GOAL OF THE EXERCISE: Starting with the first line of the data below, copy each line up to and including the one containing "(285,388) .. (268,387);". Pictures stay out.
________________________________________
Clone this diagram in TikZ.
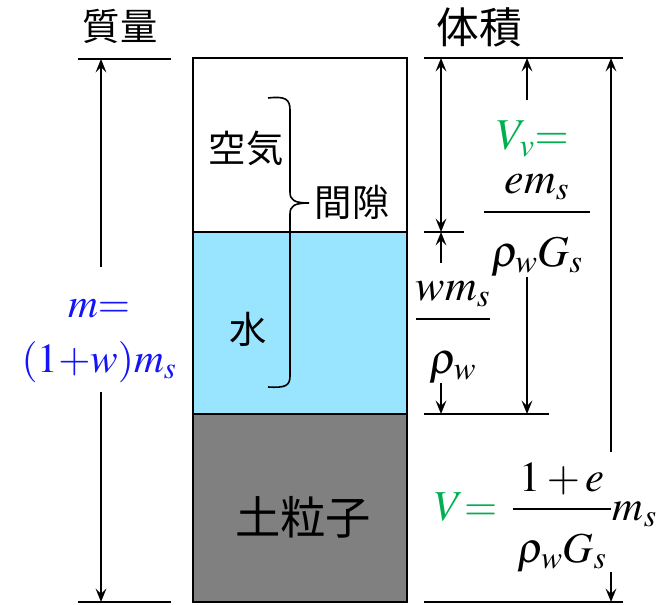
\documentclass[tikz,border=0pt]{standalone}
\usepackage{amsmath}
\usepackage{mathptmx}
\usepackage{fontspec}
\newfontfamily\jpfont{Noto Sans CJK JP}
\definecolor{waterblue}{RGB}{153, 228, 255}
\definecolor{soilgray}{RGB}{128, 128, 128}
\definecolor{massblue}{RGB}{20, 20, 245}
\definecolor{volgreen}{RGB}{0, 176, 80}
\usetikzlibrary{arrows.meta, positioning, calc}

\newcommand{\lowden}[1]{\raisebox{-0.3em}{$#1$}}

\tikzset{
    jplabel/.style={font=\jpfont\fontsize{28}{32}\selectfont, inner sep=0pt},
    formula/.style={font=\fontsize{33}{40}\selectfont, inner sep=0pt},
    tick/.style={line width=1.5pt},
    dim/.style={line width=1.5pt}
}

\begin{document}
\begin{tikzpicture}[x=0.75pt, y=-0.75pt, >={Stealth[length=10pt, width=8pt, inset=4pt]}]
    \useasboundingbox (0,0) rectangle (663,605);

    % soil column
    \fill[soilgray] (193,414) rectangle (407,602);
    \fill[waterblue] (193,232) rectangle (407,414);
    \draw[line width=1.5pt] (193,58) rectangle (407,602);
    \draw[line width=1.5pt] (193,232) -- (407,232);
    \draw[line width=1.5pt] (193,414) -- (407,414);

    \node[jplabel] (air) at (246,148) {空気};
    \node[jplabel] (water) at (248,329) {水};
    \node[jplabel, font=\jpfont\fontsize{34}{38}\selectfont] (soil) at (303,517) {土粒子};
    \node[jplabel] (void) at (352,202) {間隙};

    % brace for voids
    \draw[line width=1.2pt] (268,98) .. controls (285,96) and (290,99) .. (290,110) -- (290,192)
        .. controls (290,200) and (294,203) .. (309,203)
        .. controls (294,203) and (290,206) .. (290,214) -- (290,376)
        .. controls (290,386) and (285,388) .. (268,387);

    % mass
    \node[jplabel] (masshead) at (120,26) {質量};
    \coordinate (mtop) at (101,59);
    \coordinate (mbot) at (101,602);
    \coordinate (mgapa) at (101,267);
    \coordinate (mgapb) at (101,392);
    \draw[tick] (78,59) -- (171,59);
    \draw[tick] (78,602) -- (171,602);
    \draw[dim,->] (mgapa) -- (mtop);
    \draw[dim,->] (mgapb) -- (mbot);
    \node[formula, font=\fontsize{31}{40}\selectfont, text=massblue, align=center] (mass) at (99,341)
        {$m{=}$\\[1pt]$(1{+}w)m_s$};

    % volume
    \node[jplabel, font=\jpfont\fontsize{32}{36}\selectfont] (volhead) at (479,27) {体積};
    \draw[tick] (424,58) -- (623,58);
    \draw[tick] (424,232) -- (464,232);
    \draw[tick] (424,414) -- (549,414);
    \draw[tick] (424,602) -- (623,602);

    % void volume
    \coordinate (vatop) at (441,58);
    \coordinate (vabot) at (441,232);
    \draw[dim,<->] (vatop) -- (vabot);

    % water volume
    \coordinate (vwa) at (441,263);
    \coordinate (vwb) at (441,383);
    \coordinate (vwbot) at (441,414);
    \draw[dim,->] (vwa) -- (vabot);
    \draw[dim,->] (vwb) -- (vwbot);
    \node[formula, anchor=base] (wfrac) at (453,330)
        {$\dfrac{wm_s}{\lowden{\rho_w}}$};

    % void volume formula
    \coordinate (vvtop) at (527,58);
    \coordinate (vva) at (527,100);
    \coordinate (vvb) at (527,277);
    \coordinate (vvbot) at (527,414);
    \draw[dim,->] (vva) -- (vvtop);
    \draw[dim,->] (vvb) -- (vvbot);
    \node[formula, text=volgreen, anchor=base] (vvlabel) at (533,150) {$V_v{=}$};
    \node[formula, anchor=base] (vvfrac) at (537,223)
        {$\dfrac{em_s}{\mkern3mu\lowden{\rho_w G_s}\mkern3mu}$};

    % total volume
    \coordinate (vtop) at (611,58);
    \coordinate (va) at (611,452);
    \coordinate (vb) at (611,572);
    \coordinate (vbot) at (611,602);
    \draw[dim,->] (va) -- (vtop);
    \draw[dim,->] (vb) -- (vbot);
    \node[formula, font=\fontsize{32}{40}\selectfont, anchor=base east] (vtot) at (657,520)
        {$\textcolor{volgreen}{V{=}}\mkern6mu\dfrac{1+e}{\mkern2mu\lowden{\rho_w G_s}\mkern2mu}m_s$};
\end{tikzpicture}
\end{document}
________________________________________
SOLUTION TO THIS TASK:
Clone this diagram in TikZ.
\documentclass[tikz,border=0pt]{standalone}
\usepackage{amsmath}
\usepackage{mathptmx}
\usepackage{fontspec}
\newfontfamily\jpfont{Noto Sans CJK JP}
\definecolor{waterblue}{RGB}{153, 228, 255}
\definecolor{soilgray}{RGB}{128, 128, 128}
\definecolor{massblue}{RGB}{20, 20, 245}
\definecolor{volgreen}{RGB}{0, 176, 80}
\usetikzlibrary{arrows.meta, positioning, calc}

\newcommand{\lowden}[1]{\raisebox{-0.3em}{$#1$}}

\tikzset{
    jplabel/.style={font=\jpfont\fontsize{28}{32}\selectfont, inner sep=0pt},
    formula/.style={font=\fontsize{33}{40}\selectfont, inner sep=0pt},
    tick/.style={line width=1.5pt},
    dim/.style={line width=1.5pt}
}

\begin{document}
\begin{tikzpicture}[x=0.75pt, y=-0.75pt, >={Stealth[length=10pt, width=8pt, inset=4pt]}]
    \useasboundingbox (0,0) rectangle (663,605);

    % soil column
    \fill[soilgray] (193,414) rectangle (407,602);
    \fill[waterblue] (193,232) rectangle (407,414);
    \draw[line width=1.5pt] (193,58) rectangle (407,602);
    \draw[line width=1.5pt] (193,232) -- (407,232);
    \draw[line width=1.5pt] (193,414) -- (407,414);

    \node[jplabel] (air) at (246,148) {空気};
    \node[jplabel] (water) at (248,329) {水};
    \node[jplabel, font=\jpfont\fontsize{34}{38}\selectfont] (soil) at (303,517) {土粒子};
    \node[jplabel] (void) at (352,202) {間隙};

    % brace for voids
    \draw[line width=1.2pt] (268,98) .. controls (285,96) and (290,99) .. (290,110) -- (290,192)
        .. controls (290,200) and (294,203) .. (309,203)
        .. controls (294,203) and (290,206) .. (290,214) -- (290,376)
        .. controls (290,386) and (285,388) .. (268,387);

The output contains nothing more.